The model was assembled from the kit as intended, except I also added a small piece of .020x.020″ strip along the botton of the sill tab at the truck bolsters to represent the jacking plate that pretty much all CN 10’0″ cars had at the bolster. The model was then airbrushed with TrueLine Trains “Mineral Brown”.

The lettering is a rub-on dry transfer set from C-D-S Lettering. Using dry transfers is quite a bit different than water slide decals, and there are a few advantages and disadvantages to both. Dry transfers apply just the lettering to the finished model and have no decal film to deal with. You can finish a model relatively quickly with them, and do both sides in an evening since you don’t have to wait for decals to dry. You don’t have the chance to move a dry transfer into position once on the model; it needs to be positioned exactly and held in place while you burnish it onto the model. It helps to apply a small piece of tape to the corners once the sheet with the lettering is located in place. The main disadvantage of dry transfers is in the smallest lettering; the printing process doesn’t allow as fine of detail as can be printed on decal paper. Also multi-coloured graphics (not an issue here with the all-white CN lettering) on C-D-S sets have the different colours printed separately.

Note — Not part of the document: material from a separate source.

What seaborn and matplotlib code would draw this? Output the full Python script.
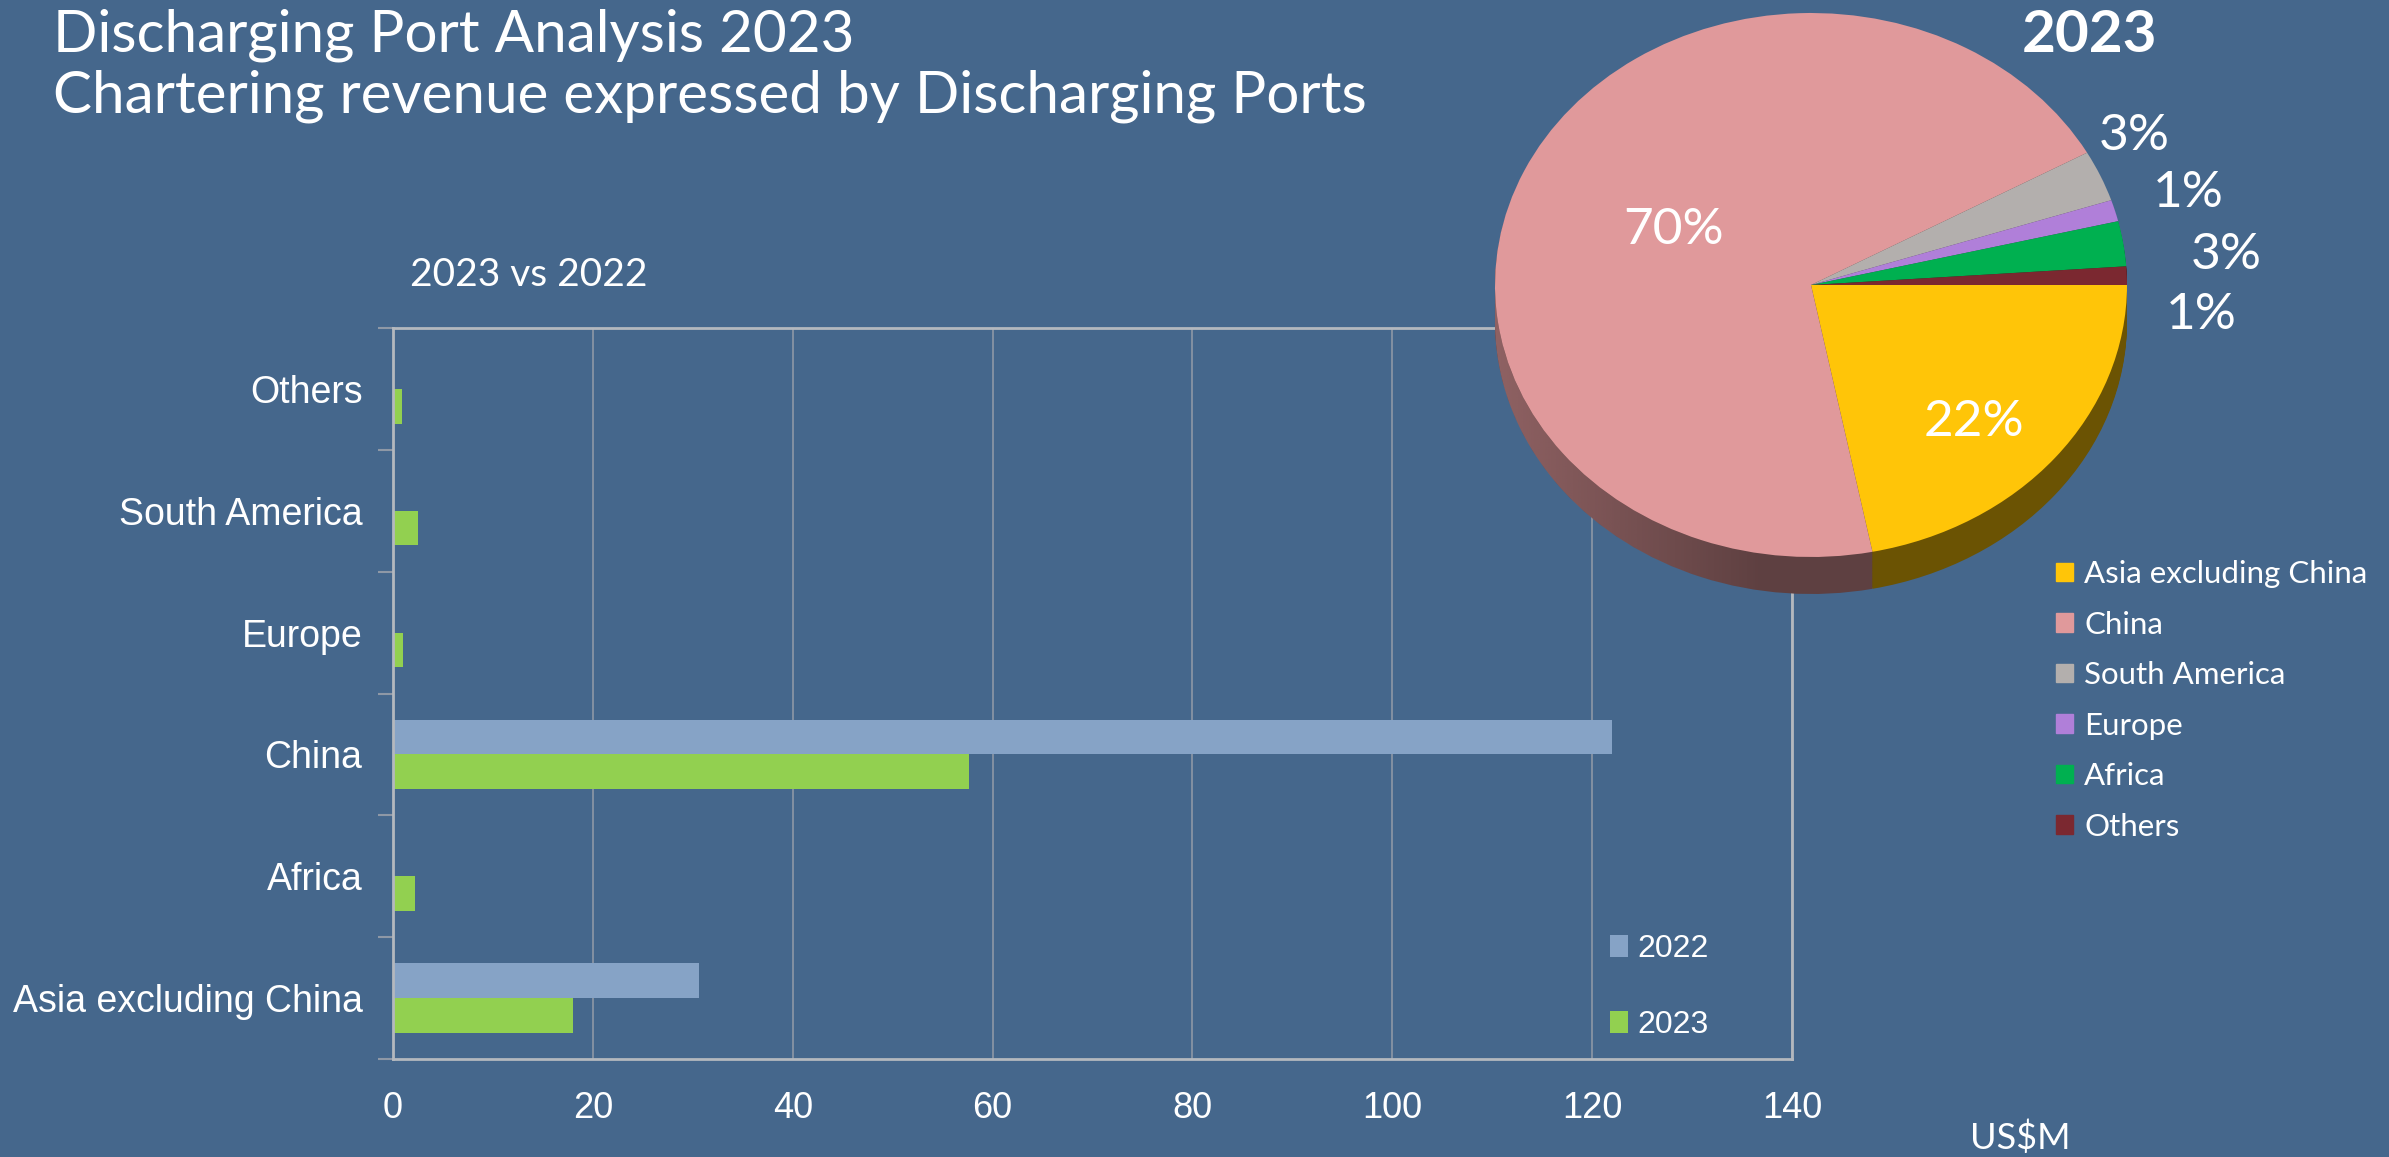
import numpy as np
import pandas as pd
import matplotlib
matplotlib.use("Agg")
import matplotlib.pyplot as plt
from matplotlib.patches import Patch, Polygon
from matplotlib.ticker import FixedLocator
import seaborn as sns

# Data (US$M)

categories = ["Others", "South America", "Europe", "China", "Africa", "Asia excluding China"]
years = ["2022", "2023"]
rev_2022 = [0, 0, 0, 122, 0, 30.6]
rev_2023 = [0.9, 2.5, 1.05, 57.6, 2.2, 18]

pie_order = ["Asia excluding China", "China", "South America", "Europe", "Africa", "Others"]
x_ticks = [0, 20, 40, 60, 80, 100, 120, 140]

# Style

W, H = 2389, 1157
BG = "#45678C"
BAR_COLORS = {"2022": "#86A3C6", "2023": "#92D050"}
PIE_COLORS = ["#FFC508", "#E0999B", "#B3AFAD", "#B07FD9", "#00B050", "#7B2830"]
GRID = "#8E98A6"
SPINE = "#B4B8BE"

sns.set_theme(style="white")
plt.rcParams["font.family"] = ["Liberation Sans", "DejaVu Sans"]


def px_rect(x0, y0, x1, y1):
    return [x0 / W, 1 - y1 / H, (x1 - x0) / W, (y1 - y0) / H]


fig = plt.figure(figsize=(W / 100, H / 100), dpi=100)
fig.patch.set_facecolor(BG)

# Bar chart

ax = fig.add_axes(px_rect(393, 328, 1792, 1059))
ax.set_facecolor(BG)

df = pd.DataFrame({
    "region": categories * 2,
    "year": [years[0]] * len(categories) + [years[1]] * len(categories),
    "value": rev_2022 + rev_2023,
})
sns.barplot(data=df, y="region", x="value", hue="year", order=categories,
            hue_order=years, palette=BAR_COLORS, orient="h", width=0.57,
            saturation=1, linewidth=0, ax=ax)

ax.set_xlim(0, 140)
ax.set_xticks(x_ticks)
ax.set_xlabel("")
ax.set_ylabel("")
ax.xaxis.grid(True, color=GRID, linewidth=1.2)
ax.yaxis.grid(False)
ax.set_axisbelow(True)
for s in ax.spines.values():
    s.set_visible(True)
    s.set_color(SPINE)
    s.set_linewidth(2)

ax.tick_params(axis="x", length=0, pad=23, labelsize=26, labelcolor="white")
ax.tick_params(axis="y", which="major", length=0, pad=22, labelsize=27, labelcolor="white")
ax.yaxis.set_minor_locator(FixedLocator(np.arange(-0.5, len(categories), 1.0)))
ax.tick_params(axis="y", which="minor", left=True, length=11, width=1.5, color=GRID)

handles, labels = ax.get_legend_handles_labels()
ax.legend(handles, labels, loc="upper left", bbox_to_anchor=(1610 / W, 1 - 934 / H),
          bbox_transform=fig.transFigure, frameon=False, fontsize=23,
          labelcolor="white", handlelength=0.55, handleheight=0.7,
          handletextpad=0.3, labelspacing=1.45, borderpad=0, borderaxespad=0)

# Pie chart (tilted, with a dark side)

cx, cy, rx, ry, depth = 1811, 285, 316, 272, 37
pie_x0, pie_x1, pie_y0, pie_y1 = 1450, W, 0, 720
pax = fig.add_axes(px_rect(pie_x0, pie_y0, pie_x1, pie_y1))
pax.set_zorder(3)
pax.patch.set_alpha(0)

lookup = dict(zip(categories, rev_2023))
pie_values = [lookup[c] for c in pie_order]
total = sum(pie_values)
dz = depth / ry

side_colors = [tuple(0.42 * c for c in matplotlib.colors.to_rgb(col)) for col in PIE_COLORS]
for d in np.linspace(dz, 0, 25)[:-1]:
    pax.pie(pie_values, colors=side_colors, startangle=0, counterclock=False,
            center=(0, -d), radius=1, wedgeprops=dict(linewidth=0))

# lighter sheen on the left part of the side
t = np.linspace(np.pi, 2 * np.pi, 200)
band = np.vstack([np.column_stack([np.cos(t), np.sin(t) - dz]),
                  np.column_stack([np.cos(t[::-1]), np.sin(t[::-1])])])
band_patch = Polygon(band, closed=True, transform=pax.transData, facecolor="none", edgecolor="none")
pax.add_patch(band_patch)
xs = np.linspace(-1, 1, 400)
alpha = np.clip((-0.15 - xs) / 0.85, 0, 1) * 0.38
sheen = np.zeros((2, xs.size, 4))
sheen[..., :3] = matplotlib.colors.to_rgb(PIE_COLORS[1])
sheen[..., 3] = alpha
img = pax.imshow(sheen, extent=(-1, 1, -1 - dz, 0), aspect="auto", zorder=1.5, interpolation="bilinear")
img.set_clip_path(band_patch)

wedges, _ = pax.pie(pie_values, colors=PIE_COLORS, startangle=0, counterclock=False,
                    center=(0, 0), radius=1, wedgeprops=dict(linewidth=0, zorder=2))

pax.set_aspect("auto")
pax.set_xlim(-(cx - pie_x0) / rx, (pie_x1 - cx) / rx)
pax.set_ylim(-(pie_y1 - cy) / ry, (cy - pie_y0) / ry)
pax.axis("off")

label_dist = [0.72, 0.48, 1.16, 1.24, 1.32, 1.24]
label_shift = [-5, 0, 4.5, 0, -4, -7]
for w, v, r, sh in zip(wedges, pie_values, label_dist, label_shift):
    ang = np.deg2rad((w.theta1 + w.theta2) / 2 + sh)
    pax.text(r * np.cos(ang), r * np.sin(ang), f"{v / total * 100:.0f}%",
             ha="center", va="center", color="white", fontsize=37, family="Lato", zorder=4)

fig.text(2089 / W, 1 - 36 / H, "2023", ha="center", va="center", color="white",
         fontsize=42, fontweight="bold", family="Lato")

fig.legend([Patch(color=c) for c in PIE_COLORS], pie_order, loc="upper left",
           bbox_to_anchor=(2056 / W, 1 - 560 / H), frameon=False,
           labelcolor="white", handlelength=0.55, handleheight=0.55,
           handletextpad=0.35, labelspacing=0.72, borderpad=0, borderaxespad=0,
           prop={"family": "Lato", "size": 22.5})

# Titles and notes

fig.text(53 / W, 1 - 8 / H, "Discharging Port Analysis 2023\nChartering revenue expressed by Discharging Ports",
         ha="left", va="top", color="white", fontsize=42, family="Lato", linespacing=1.18)
fig.text(410 / W, 1 - 275 / H, "2023 vs 2022", ha="left", va="center", color="white",
         fontsize=28, family="Lato")
fig.text(1970 / W, 1 - 1138 / H, "US$M", ha="left", va="center", color="white",
         fontsize=26, family="Lato")

fig.savefig("out.png", dpi=100, facecolor=BG)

I finally pulled this car out and finished off the lettering (except for the last couple of numbers on the Capacity and Load Limit data – that needs to be completed yet). The extra little detail bits (the yellow & black wheel inspection dot, COTS data block and ACI bar-code label) were added from various Microscale data sets.

A little bit of weathering and installation of the couplers, and this car will be just about ready for service hauling various cargos on the remote branchlines of Northern Ontario.